I changed my webinar preparation approach and quickly started getting better feedback and better results. (I was also having way too much fun giving webinars for them to be considered work).
How to Prepare for Your Webinar
Add Talking Points to Printed Slides
If you are using PowerPoint, select the handouts option from the print menu (pictured below) and print your slides. See what works best for you – you might need to add each slide to its own page or might find that three to a page will suffice. I’ve found that adding bulleted lists of notes next to each slide is best to follow when webinars are live.
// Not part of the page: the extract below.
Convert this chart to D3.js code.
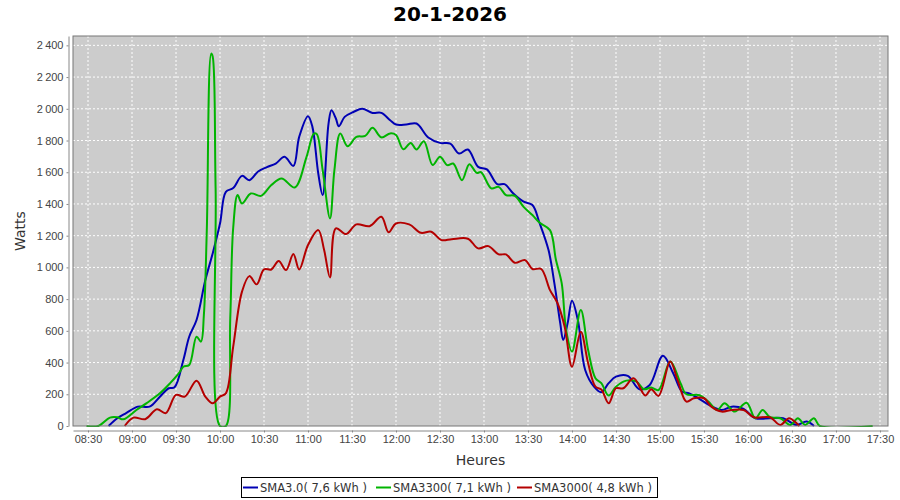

Do a Run Through, One Time
Do a complete run though, mainly for timing purposes. Staying on each slide between one and two minutes typically keeps your webinar attendees engaged and awake. (Hint: When creating your presentation, plan accordingly.) As part of your run through, go through your bulleted list of notes but don’t overthink what you’re going to say and how you’re going to say it. If you feel more comfortable doing so, go ahead and do your run though with another person, as if the run through was the live event.
Test Your Technology
There are two ideal times to test your audio and webinar software – during your run through then 15 minutes prior to your webinar beginning. Your webinar attendees obviously need to be able to clearly hear you communicate and view a presentation that does not lag or drop offline.
During your webinar, turning off your phone should go without saying. But, you’ll also want to be sure to keep any other distractions at bay. Weeks prior, verify that there won’t be any construction in your building (I’ve seen this come up unexpectedly) and make sure you have a quiet room to present from, in the event unplanned noise comes in from outside. If you have an office that is loud by nature due to enthusiastic co-workers, let them know what time your webinar will be and add a ‘webinar in session’ note to a closed office you’ll be presenting from.
Think and See Success
I am a big believer in positive thinking and visualizing desires. Before you write this off, just try it. About a half hour before your webinar begins, take five minutes to revisit the goal you hope to achieve then think about how it would feel to see it come to fruition. (I say revisit because I’m assuming you set an initial goal prior to creating your webinar.) Stay positive during your webinar – even if you say mess up saying ‘um’ too many times.
Remember – you know the subject matter you’re talking about. Be confident! Use the bullet points on your handouts as your guide to help you remember important add-ons and talk about what you know and love.